Nada disto significa que o governo não esteja a cometer erros enormes. Como tem sido dito, escrito e repetido, não faz reformas, insiste num modelo errado de crescimento económico, agrava a ditadura fiscal sobre os portugueses, ataca a propriedade privada, reforça o poder das corporações que querem um Portugal pobre e dependente, e usa e abusa de habilidades orçamentais para “controlar” o défice, aumentando a dívida pública. Ou seja, o governo está a promover uma tripla transferência de recursos: das poupanças para o consumo, dos sectores privados para a função pública, e das futuras gerações para as actuais. Mau, injusto e imoral.

Por estar quase tudo a correr mal é que a declaração de Centeno foi politicamente esperta. Com um crescimento económico baixo, com a diminuição do investimento e das exportações, sem criação de emprego e com mais impostos a caminho, o governo só tem mesmo uma boa notícia para dar aos portugueses: não haverá um segundo resgate. Na verdade, Centeno conseguiu um feito. Pode correr tudo mal, mas só haverá um critério para avaliar o sucesso da governação. A capacidade para evitar um segundo resgate.

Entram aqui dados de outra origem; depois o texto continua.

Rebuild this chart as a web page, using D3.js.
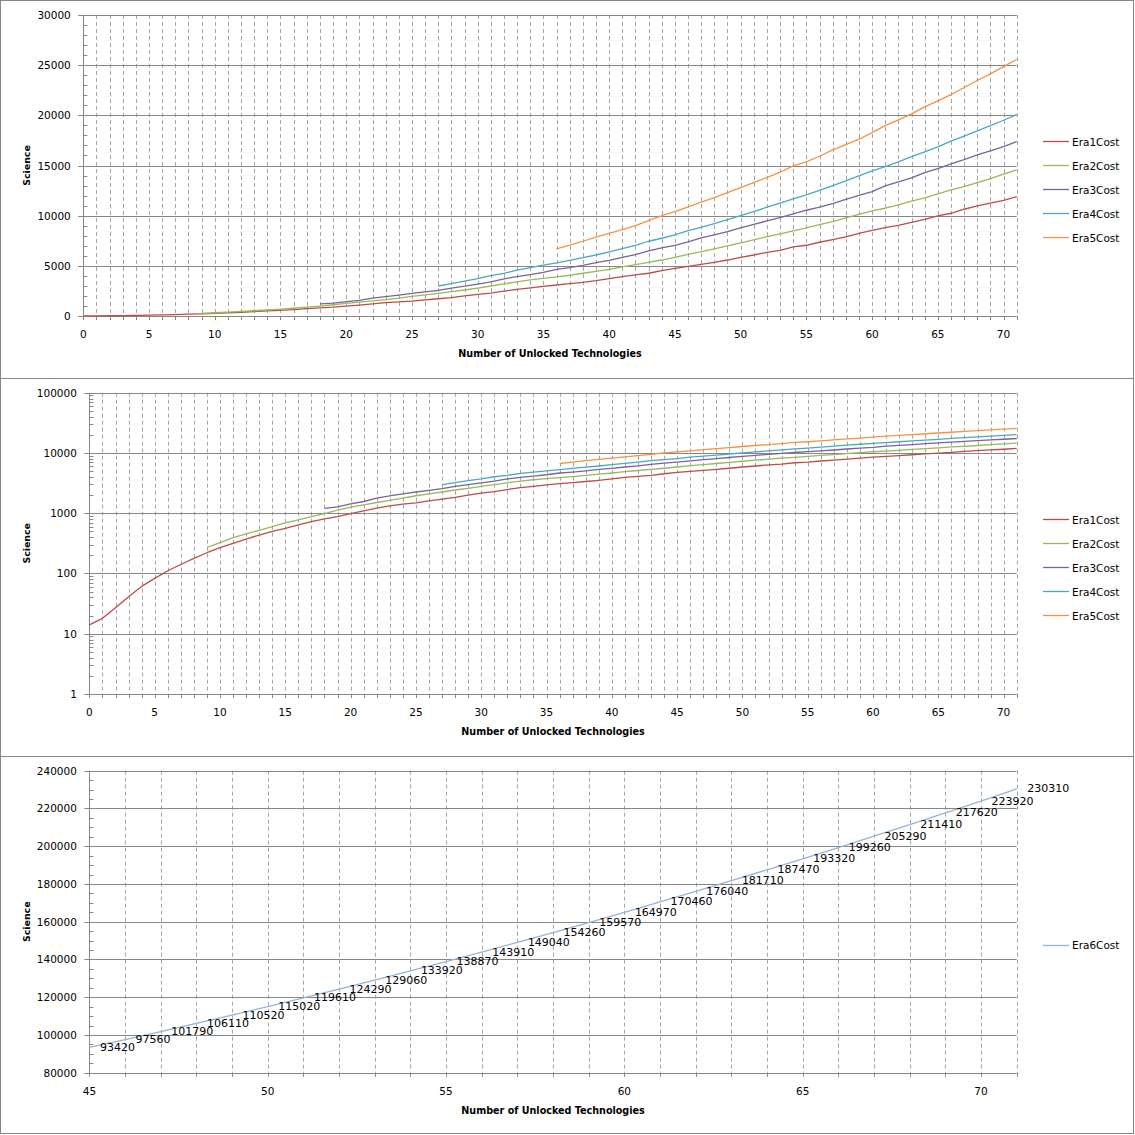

A oposição tem que combater esta estratégia absurda. Tem que dizer claramente que um segundo resgate é uma questão que nem sequer se coloca. O que interessa é fazer a economia portuguesa crescer, baixar o desemprego e diminuir a carga fiscal. Deve acrescentar ainda, e sem qualquer hesitação, que não voltará a baixar ordenados nem pensões. O PSD e o CDS não podem ser os partidos do empobrecimento. Devem ser as forças que ajudam os portugueses a criar riqueza, o que a geringonça não consegue nem nunca conseguirá. A nova zona Euro pós-2011, com um banco central mais activo e com mais poder, permite fazer esse compromisso com os portugueses.